Probably because of some consequence of global warming - or no view.
I guess that’s better than finding that it HAD been lived in, which would probably mean that the crazy N. K.’s ended up dropping a nuclear device on the area.

But, perhaps it will turn out like the cold war era contingency plan to house five thousand people in the Grand Canyon Caverns in AZ, in case of nuclear war.  Happily unused, the supplies -  water, canned and dried food, Spam, and Ooops! only one case of toilet paper -
remain stashed there to this day.
All this can and probably should be seen.
Dynamite buffet too.
(head west from Flagstaff on I-40, take the Seligman exit and Rt. 66 West.

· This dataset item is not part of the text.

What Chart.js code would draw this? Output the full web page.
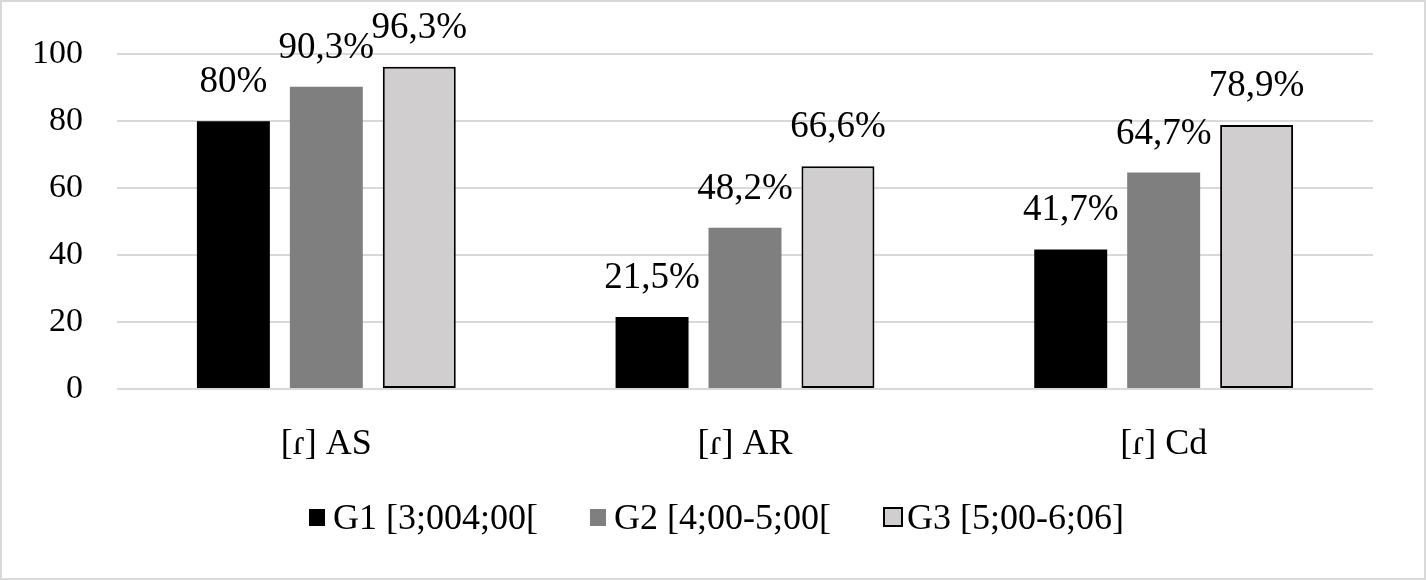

You can’t miss it – unless you’re on a dice trip).

So, on this, my first day as the lone MFLC on this base, began by attending a commander’s call for a pilot who was killed the night before in a motorcycle accident.
In some way it seems more unsettling, shocking, to lose a soldier this way than in battle, maybe because the latter is at least somewhat expected.
The commander’s wife called me on Sunday night to see if I was available.
Ordinarily, we don’t answer the phone on weekends but for some reason I answered.
They have been on base only three weeks and this is this Col.’s first command in Korea. I could empathize with having a rocky start.
It was kind of sweet to see how they were working together to figure out how to put the thing together, how to get support for the soldier’s spouse, for the men under his command, for themselves.

I guess it took me out of myself in a way that easing into the flow of being here wasn’t doing.
It made me grateful for enduring, however badly, the process involved in coming here, underlining the fact that just by showing up I lent some sense that they could offer a resource to the people affected that might help the with their grief process.

Day Next:

Today, day two as the Lone MFLC, I took part in a briefing program that had 39 or so soldiers and family members who are as new as me to Korea. It was good for me to sit in with them and hear the information that they were getting, not just for personal use, but as a way to know the range of perspective, but because I’m a freakin’ new comer too!
I need to know how to catch the bus to Seoul and the beach,
How to find the Super Gym (which I think all of Flagstaff could work out in at the same time), how to get a visa to Japan, etc.

I also got to meet the Command Sgt. Major, the person who makes all the things that the base commander, Col. Somebodyorother, wants to have happen, happen. This is important stuff in the life of an MFLC.

It is also important in the life of me, G.
The part who realizes I really can speak man to wo/man with these people in command and I’m not afraid, i.e. scared shitless, as when I was a 22 year old draftee private trainee grunt.
I hate to say it but in truth I often am old enough to be the father here.
Yeeooowwee!

You never know how the day will turn out!

Saturday I take a tour that will teach me how to use public transportation to get around Korea. This is a good thing. Costs 12000 yen. That’s 12 bucks in green backs or a little less, actually. I think we’ll get to Seoul and look around there for a few hours before returning to Camp Humphreys.
I think we’re going to something called the “electronic market”. I assume this is not a power plant and so maybe I will be able to find a camera that I want to buy. The truth is that Korea isn’t cheap, or at least isn’t much different than the US of A. Gas, e.g., $3.60, Whopper Value Meal - $7.80, actual Korean products – who the hell knows. An Army base is more like a little chunk of the States shipped over here only with Korean employees serving up the beef instead of Mexican Americans and Vietnamese.

And it turns out that the Buddhist chaplain is Vietnamese too.

I think this is kind of a Through the Looking Glass experience and I’m just high on something in the water.

What a job. Now I got to go get on Skype and call my supervisor for our weekly staff meeting.  There are about 14 of us on the call from various parts around South Korea. She’s in Texas someplace. I have no idea where Skype is. It will be 7:30 am Friday morning my time, 3:30 her time yesterday.  Please pass the mushrooms!